Retention held in trust fund

Retention is a percentage (often 5%) of the amount certified as due to a contractor on an interim certificate, that is retained by the client. The purpose of retention is to ensure that the contractor properly completes the activities required of them under the contract. Half of the amount retained is released on certification of practical completion and the remainder is released upon certification of making good defects. For more information, see Retention.

However, retentions can be considerable sums of money and they can cause cash flow problems for contractors, in particular if there are difficulties or disputes in relation to their payment.

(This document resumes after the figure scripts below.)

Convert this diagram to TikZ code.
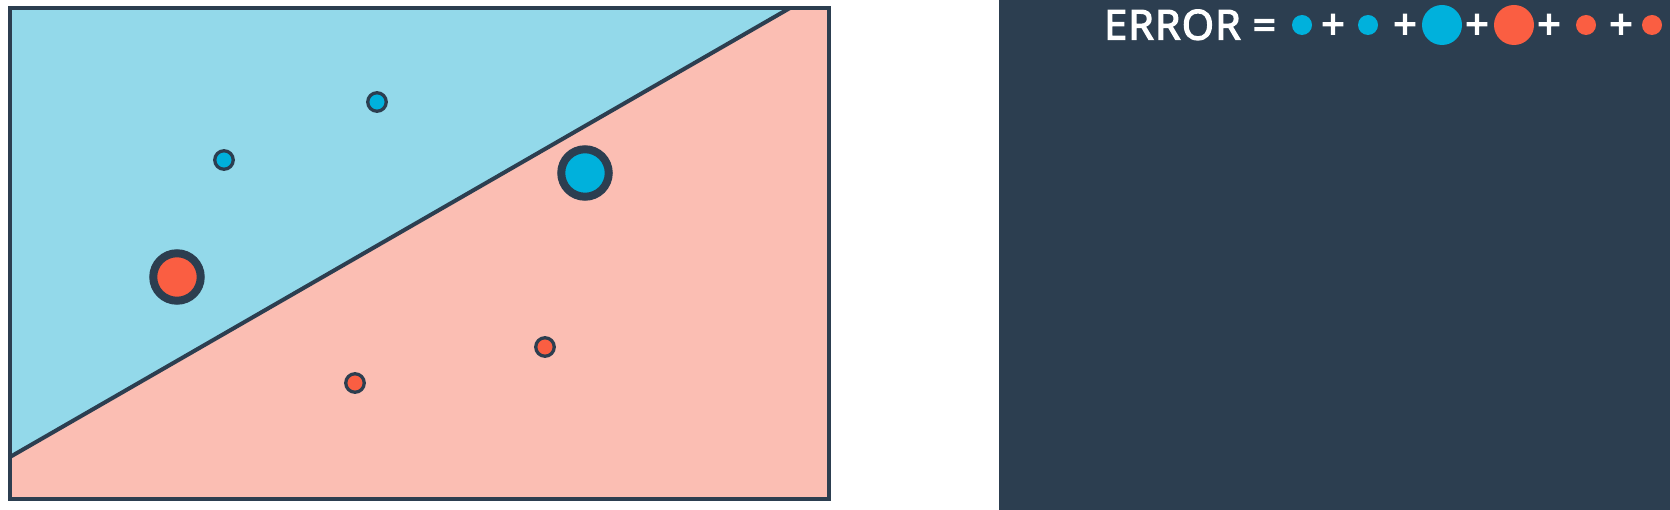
\documentclass[tikz,border=0pt]{standalone}
\usepackage{fontspec}
\setmainfont{Open Sans}
\newfontface\semibold{Open Sans}[FakeBold=3.5,LetterSpace=3.5]
\usepackage{tikz}
\usetikzlibrary{positioning}

\definecolor{ink}{HTML}{2C3E50}
\definecolor{skyfill}{HTML}{93D9EA}
\definecolor{pinkfill}{HTML}{FBBEB3}
\definecolor{bluedot}{HTML}{00B1DC}
\definecolor{reddot}{HTML}{FA5E42}

\begin{document}
\begin{tikzpicture}[x=1pt,y=-1pt,
  pt/.style={circle,draw=ink,line width=3.3pt,minimum size=18.5pt,inner sep=0pt},
  bigpt/.style={circle,draw=ink,line width=8pt,minimum size=47.5pt,inner sep=0pt},
  term/.style={circle,inner sep=0pt,minimum size=20pt},
  bigterm/.style={circle,inner sep=0pt,minimum size=40pt},
  plus/.style={text=white,font=\fontsize{41}{41}\semibold,inner sep=0pt}]
\useasboundingbox (0,0) rectangle (1670,510);
\fill[white] (0,0) rectangle (1670,510);
% left panel
\coordinate (tl) at (10,8);
\coordinate (tr) at (829,8);
\coordinate (br) at (829,499);
\coordinate (bl) at (10,499);
\coordinate (cutl) at (10,457);
\coordinate (cutt) at (790,8);
\fill[skyfill] (tl) -- (cutt) -- (cutl) -- cycle;
\fill[pinkfill] (cutt) -- (tr) -- (br) -- (bl) -- (cutl) -- cycle;
\draw[ink,line width=4pt] (cutl) -- (cutt);
\draw[ink,line width=4pt] (tl) rectangle (br);
\node[pt,fill=bluedot] (b0) at (377,102) {};
\node[pt,fill=bluedot] (b1) at (224,160) {};
\node[bigpt,fill=bluedot] (b2) at (585,173) {};
\node[bigpt,fill=reddot] (r0) at (177,277) {};
\node[pt,fill=reddot] (r1) at (545,347) {};
\node[pt,fill=reddot] (r2) at (355,383) {};
% right panel
\fill[ink] (999,0) rectangle (1670,510);
\node[plus,anchor=base west] (err) at (1104,39.5) {ERROR =};
\node[term,fill=bluedot] (e0) at (1302,25) {};
\node[plus] (p0) at (1333,26.5) {+};
\node[term,fill=bluedot] (e1) at (1368,25) {};
\node[plus] (p1) at (1405,26.5) {+};
\node[bigterm,fill=bluedot] (e2) at (1442,25) {};
\node[plus] (p2) at (1477,26.5) {+};
\node[bigterm,fill=reddot] (e3) at (1514,25) {};
\node[plus] (p3) at (1549,26.5) {+};
\node[term,fill=reddot] (e4) at (1586,25) {};
\node[plus] (p4) at (1621,26.5) {+};
\node[term,fill=reddot] (e5) at (1652,25) {};
\end{tikzpicture}
\end{document}
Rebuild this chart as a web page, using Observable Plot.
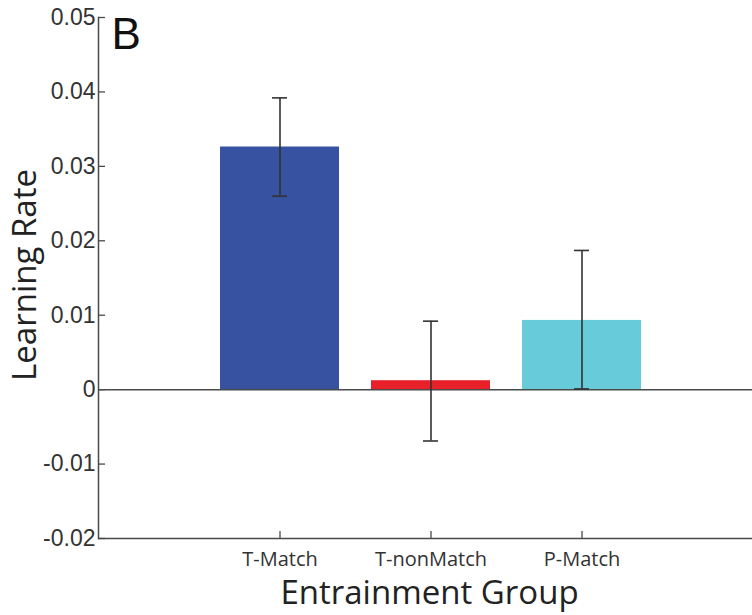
<!DOCTYPE html>
<html>
<head>
<meta charset="utf-8">
<script src="https://cdn.jsdelivr.net/npm/d3@7"></script>
<script src="https://cdn.jsdelivr.net/npm/@observablehq/plot@0.6"></script>
<style>
  html, body { margin: 0; padding: 0; background: #fff; }
  #chart svg { display: block; }
</style>
</head>
<body>
<div id="chart"></div>
<script>
const groups = ["T-Match", "T-nonMatch", "P-Match"];
const rates = [0.0326, 0.0012, 0.0093];
const errLow = [0.0260, -0.0069, 0.0001];
const errHigh = [0.0392, 0.0092, 0.0187];
const colors = ["#3652a0", "#e8202a", "#68cbd9"];
const yTicks = [-0.02, -0.01, 0, 0.01, 0.02, 0.03, 0.04, 0.05];
const yLabel = "Learning Rate";
const xLabel = "Entrainment Group";
const panelLetter = "B";

const data = groups.map((g, i) => ({group: g, rate: rates[i], lo: errLow[i], hi: errHigh[i], color: colors[i]}));

const W = 752, H = 615, ML = 98, MR = 0, MT = 17, MB = 77;
const frameW = W - ML - MR, frameH = H - MT - MB;
const tickLen = 7;
const axisColor = "#4a4a4a";

const chart = Plot.plot({
  width: W,
  height: H,
  marginLeft: ML,
  marginRight: MR,
  marginTop: MT,
  marginBottom: MB,
  style: {background: "#fff"},
  x: {type: "band", domain: groups, paddingInner: 0.21, paddingOuter: 0.757, align: 0.526, label: null},
  y: {domain: [-0.02, 0.05], label: null},
  marks: [
    Plot.barY(data, {x: "group", y: "rate", fill: "color"}),
    Plot.ruleY([0], {stroke: axisColor, strokeWidth: 1.5}),
    Plot.ruleY([-0.02], {stroke: axisColor, strokeWidth: 1.5}),
    Plot.frame({anchor: "left", stroke: axisColor, strokeWidth: 1.5}),
    // inward tick marks
    Plot.ruleY(yTicks, {stroke: axisColor, strokeWidth: 1.3, insetRight: frameW - tickLen}),
    Plot.ruleX(groups, {stroke: axisColor, strokeWidth: 1.3, insetTop: frameH - tickLen}),
    // error bars
    Plot.ruleX(data, {x: "group", y1: "lo", y2: "hi", stroke: "#333", strokeWidth: 1.6}),
    Plot.tickY(data, {x: "group", y: "lo", stroke: "#333", strokeWidth: 1.6, inset: 52}),
    Plot.tickY(data, {x: "group", y: "hi", stroke: "#333", strokeWidth: 1.6, inset: 52}),
    Plot.axisY({
      ticks: yTicks,
      tickFormat: d => d === 0 ? "0" : d.toFixed(2),
      tickSize: 0,
      tickPadding: 3,
      fill: "#333",
      fontSize: 23,
      fontFamily: "Liberation Sans, Arial, sans-serif",
      label: null
    }),
    Plot.axisX({
      tickSize: 0,
      tickPadding: 13,
      fill: "#333",
      fontSize: 20,
      fontFamily: "Open Sans, sans-serif",
      label: null
    }),
    Plot.text([yLabel], {
      frameAnchor: "left", rotate: -90, dx: -73, dy: -3,
      fontSize: 33, fontFamily: "Open Sans, sans-serif", fill: "#222",
      textAnchor: "middle", lineAnchor: "middle"
    }),
    Plot.text([xLabel], {
      frameAnchor: "bottom", dx: 4, dy: 55,
      fontSize: 33, fontFamily: "Open Sans, sans-serif", fill: "#222",
      textAnchor: "middle", lineAnchor: "middle"
    }),
    Plot.text([panelLetter], {
      frameAnchor: "top-left", dx: 13, dy: 0,
      fontSize: 44, fontFamily: "Liberation Sans, Arial, sans-serif", fill: "#111",
      textAnchor: "start", lineAnchor: "top"
    })
  ]
});
document.getElementById("chart").appendChild(chart);
</script>
</body>
</html>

In October 2017, the government published the Pye Tait review which sought to assess the costs and benefits of retentions along with a number of alternative mechanisms for ensuring completion of the works.

One of the suggested alternatives was that retention could be held in a trust fund. This can help guard against the risk of the client’s insolvency, as the retention money would not form part of their assets and so could still be received by the contractor. Control over the fund is passed on to an independent agent.

Those who oppose this solution argue that it reduces the available capital that can be paid out to creditors in the event of client insolvency.

It had appeared that the industry was not particularly supportive of using retention trusts. In March 2015, a petition on their use closed having attracted fewer than 2,000 signatures.

However, in 2017 and 2018, support for their introduction increased, in particular following the collapse of Carillion.

On 26 April 2017, Alan Brown MP introduced the Construction Industry (Protection of Cash Retentions) Bill, but it did not progress because of the general election.

In October 2017, the government published the Pye Tait review; Retentions in the Construction Industry, which proposed the introduction of trusts for retention.

In January 2018, former charted surveyor Peter Aldous MP introduced The Construction (Retention Deposit Schemes) Bill 2017-19 to Parliament under the Ten Minute Rule.

By April 2018, more than 100 MPs (around 1 in 6 of all MPs) had expressed their support for the 'Aldous Bill', which calls on government to introduce new legislative proposals to place cash retentions in deposit protection schemes. The bill has received signatures from 61 MPs, including the Green co-leader Caroline Lucas, the shadow Chancellor John McDonnell, the Conservative MP Ken Clarke, and the Liberal Democrat leader Vince Cable.

In addition, since Carillion's collapse, a coalition of more than 75 trade bodies has united behind Aldous' reform proposals, and later in April are due to present a petition to 10 Downing Street.